6th Grade Orientation at Sunridge Middle School
What if you were a sixth grader and the first time you entered your new middle school was in mid-March? That’s the experience the sixth graders at Sunridge Middle School had today, March 17th, when an excited staff greeted them for orientation. The majority of these students have been doing Comprehensive Distance Learning (CDL) since September, seeing their teachers on a computer screen from their homes. But today, it was totally different.
“Seeing their faces, even in masks, instead of on camera and seeing the smiles in their eyes is so great! Even with the students’ nervousness, this is a great day,” said Karen Weber, Paraprofessional at SMS. Weber, standing in the sunshine near the student car drop-off area, was happy, but emotional. “I feel like I am going to cry from happiness.”
After students were dropped off by their parents or by bus, they were directed to enter several different exterior doors closest to their first classroom to avoid too much time in hallways. Sixth grader Olivia Allen sat in her classroom, eager to get started. “I feel so excited and can’t wait to get a tour of the school. I don’t care if we had to wait until March, April or May, I’m just happy to be here,” she said.
William Freeman, sixth grader, said he expected the school and classrooms at SMS to be a little bigger. “It’s going to be hard because we have to sometimes go outside the school to get to different classes, but it’s nice to be here.”
Today’s Sixth Grade Orientation means sixth graders can experience the school by themselves, as they would have in a regular year. Students are divided into AM and PM cohorts for physical distancing; morning cohorts run from 8:30 to 11:20 AM and afternoons run from 12:30 to 3:20 PM. Students attend periods 1, 2, 3 and 5 on Gold Days and 6, 7, 8 and Advisory on Green Days five days a week. Classrooms are cleaned between class periods and sanitized thoroughly between cohorts. On the Monday after Spring Break, March 29th, the sixth graders will return along with seventh and eighth graders in the building.

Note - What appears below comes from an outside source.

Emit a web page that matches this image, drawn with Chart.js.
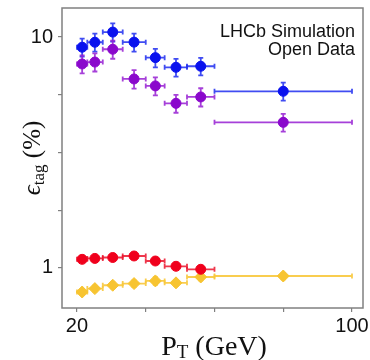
<!DOCTYPE html>
<html>
<head>
<meta charset="utf-8">
<script src="https://cdn.jsdelivr.net/npm/chart.js@4.4.0/dist/chart.umd.min.js"></script>
<style>
  html, body { margin: 0; padding: 0; background: #fff; }
</style>
</head>
<body>
<canvas id="grafico" width="370" height="360"></canvas>
<script>
// bins de PT (GeV)
const binLow    = [20, 23, 27.5, 33.3, 40, 45.5, 52, 60];
const binHigh   = [23, 27.5, 33.3, 40, 45.5, 52, 60, 100];
const binCenter = [21.5, 25.2, 30.4, 36.6, 42.8, 48.8, 56, 80];

// eficiencias (%) e erros
const blueEff   = [9.03, 9.49, 10.5, 9.5, 8.14, 7.39, 7.47, 5.82];
const blueErr   = [0.8, 0.85, 0.95, 0.85, 0.75, 0.65, 0.65, 0.52];
const purpleEff = [7.64, 7.79, 8.85, 6.58, 6.14, 5.16, 5.5, 4.27];
const purpleErr = [0.68, 0.7, 0.8, 0.6, 0.55, 0.46, 0.5, 0.38];
const redEff    = [1.09, 1.1, 1.11, 1.127, 1.072, 1.017, 0.987];
const redErr    = [0.02, 0.02, 0.02, 0.025, 0.02, 0.02, 0.02];
const yellowEff = [0.787, 0.814, 0.842, 0.856, 0.879, 0.862, 0.914, 0.923];
const yellowErr = [0.022, 0.024, 0.026, 0.027, 0.034, 0.027, 0.03, 0.03];

const xTicks = [20, 40, 60, 80, 100];
const yTicks = [1, 1.778, 3.162, 5.623, 10];
const xLabels = [20, 100];
const yLabels = [1, 10];

function pontos(eff, err) {
  return eff.map((v, i) => ({
    x: binCenter[i], y: v, err: err[i], xLo: binLow[i], xHi: binHigh[i]
  }));
}

// barras de erro desenhadas com as escalas do proprio chart
const barrasErro = {
  id: "barrasErro",
  beforeDatasetsDraw(chart) {
    const { ctx, scales: { x, y } } = chart;
    chart.data.datasets.forEach((ds) => {
      ctx.save();
      ctx.strokeStyle = ds.barColor;
      ctx.lineWidth = 1.8;
      ds.data.forEach((p) => {
        const px = x.getPixelForValue(p.x);
        const py = y.getPixelForValue(p.y);
        const xl = x.getPixelForValue(p.xLo);
        const xr = x.getPixelForValue(p.xHi);
        const yt = y.getPixelForValue(p.y + p.err);
        const yb = y.getPixelForValue(p.y - p.err);
        ctx.beginPath();
        ctx.moveTo(xl, py); ctx.lineTo(xr, py);
        ctx.moveTo(xl, py - 2.5); ctx.lineTo(xl, py + 2.5);
        ctx.moveTo(xr, py - 2.5); ctx.lineTo(xr, py + 2.5);
        ctx.moveTo(px, yt); ctx.lineTo(px, yb);
        ctx.moveTo(px - 2.5, yt); ctx.lineTo(px + 2.5, yt);
        ctx.moveTo(px - 2.5, yb); ctx.lineTo(px + 2.5, yb);
        ctx.stroke();
      });
      ctx.restore();
    });
  }
};

// texto com indice (subscrito)
function textoSub(ctx, partes, cx, base) {
  let w = 0;
  partes.forEach((p) => { ctx.font = p[1]; w += ctx.measureText(p[0]).width; });
  let xx = cx - w / 2;
  partes.forEach((p) => {
    ctx.font = p[1];
    ctx.fillText(p[0], xx, base + p[2]);
    xx += ctx.measureText(p[0]).width;
  });
}

const moldura = {
  id: "moldura",
  afterDraw(chart) {
    const { ctx, chartArea: a } = chart;
    ctx.save();
    ctx.strokeStyle = "#808080";
    ctx.lineWidth = 1.5;
    ctx.strokeRect(a.left, a.top, a.right - a.left, a.bottom - a.top);

    ctx.fillStyle = "#111";
    ctx.textAlign = "right";
    ctx.textBaseline = "alphabetic";
    ctx.font = "18px 'Liberation Sans', Arial, sans-serif";
    ctx.fillText("LHCb Simulation", 355, 37);
    ctx.fillText("Open Data", 355, 55);

    ctx.textAlign = "left";
    const serif = "'Liberation Serif', 'DejaVu Serif', serif";
    textoSub(ctx, [
      ["P", "28px " + serif, 0],
      ["T", "19px " + serif, 3],
      [" (GeV)", "28px " + serif, 0]
    ], 214, 355);

    ctx.translate(40, (a.top + a.bottom) / 2);
    ctx.rotate(-Math.PI / 2);
    textoSub(ctx, [
      ["\u03f5", "italic 25px " + serif, 0],
      ["tag", "17px " + serif, 4],
      [" (%)", "25px " + serif, 0]
    ], 0, 0);
    ctx.restore();
  }
};

const ctx = document.getElementById("grafico").getContext("2d");
const chart = new Chart(ctx, {
  type: "scatter",
  data: {
    datasets: [
      {
        label: "red",
        data: pontos(redEff, redErr),
        backgroundColor: "#f0001c",
        borderColor: "#f0001c",
        barColor: "rgba(235, 20, 45, 0.85)",
        pointStyle: "circle",
        pointRadius: 5,
      },
      {
        label: "blue",
        data: pontos(blueEff, blueErr),
        backgroundColor: "#0a12ee",
        borderColor: "#0a12ee",
        barColor: "rgba(30, 45, 240, 0.85)",
        pointStyle: "circle",
        pointRadius: 5,
      },
      {
        label: "purple",
        data: pontos(purpleEff, purpleErr),
        backgroundColor: "#8a08cc",
        borderColor: "#8a08cc",
        barColor: "rgba(150, 30, 210, 0.85)",
        pointStyle: "circle",
        pointRadius: 5,
      },
      {
        label: "yellow",
        data: pontos(yellowEff, yellowErr),
        backgroundColor: "#f7c431",
        borderColor: "#f7c431",
        barColor: "rgba(248, 200, 60, 0.9)",
        pointStyle: "rectRot",
        pointRadius: 6,
      },
    ],
  },
  options: {
    responsive: false,
    animation: false,
    layout: {
      autoPadding: false,
      padding: { top: 8, right: 7, left: 0, bottom: 0 },
    },
    plugins: {
      legend: { display: false },
      tooltip: { enabled: false },
    },
    scales: {
      x: {
        type: "linear",
        bounds: "data",
        min: 15.64,
        max: 103.2,
        afterBuildTicks: (s) => { s.ticks = xTicks.map((v) => ({ value: v })); },
        afterFit: (s) => { s.height = 52; s.paddingLeft = 0; s.paddingRight = 0; },
        border: { display: false },
        grid: { drawOnChartArea: false, drawTicks: true, tickLength: 4, color: "#808080", lineWidth: 1.2 },
        ticks: {
          autoSkip: false,
          maxRotation: 0,
          padding: 2,
          color: "#111",
          font: { family: "'Liberation Sans', Arial, sans-serif", size: 20 },
          callback: (v) => (xLabels.includes(v) ? String(v) : ""),
        },
      },
      y: {
        type: "logarithmic",
        bounds: "data",
        min: 0.671,
        max: 13.35,
        afterBuildTicks: (s) => { s.ticks = yTicks.map((v) => ({ value: v })); },
        afterFit: (s) => { s.width = 62; s.paddingTop = 0; s.paddingBottom = 0; },
        border: { display: false },
        grid: { drawOnChartArea: false, drawTicks: true, tickLength: 4, color: "#808080", lineWidth: 1.2 },
        ticks: {
          autoSkip: false,
          padding: 5,
          color: "#111",
          font: { family: "'Liberation Sans', Arial, sans-serif", size: 20 },
          callback: (v) => (yLabels.includes(v) ? String(v) : ""),
        },
      },
    },
  },
  plugins: [barrasErro, moldura],
});
</script>
</body>
</html>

SMS Principal Dave Williams said the staff have worked hard to measure spaces, organize traffic patterns with arrows on the floor, learn and train on safety protocols, divide students into cohorts with parent input and more. “We are absolutely ecstatic to see our students today. We have been waiting a year for this,” Williams said. Detailed planning and thinking through multiple scenarios has helped, Williams said, “but in 27 years of education, I have never opened a building for the “first” day of school like this. Our priority is for students and staff to be safe and we are ready.”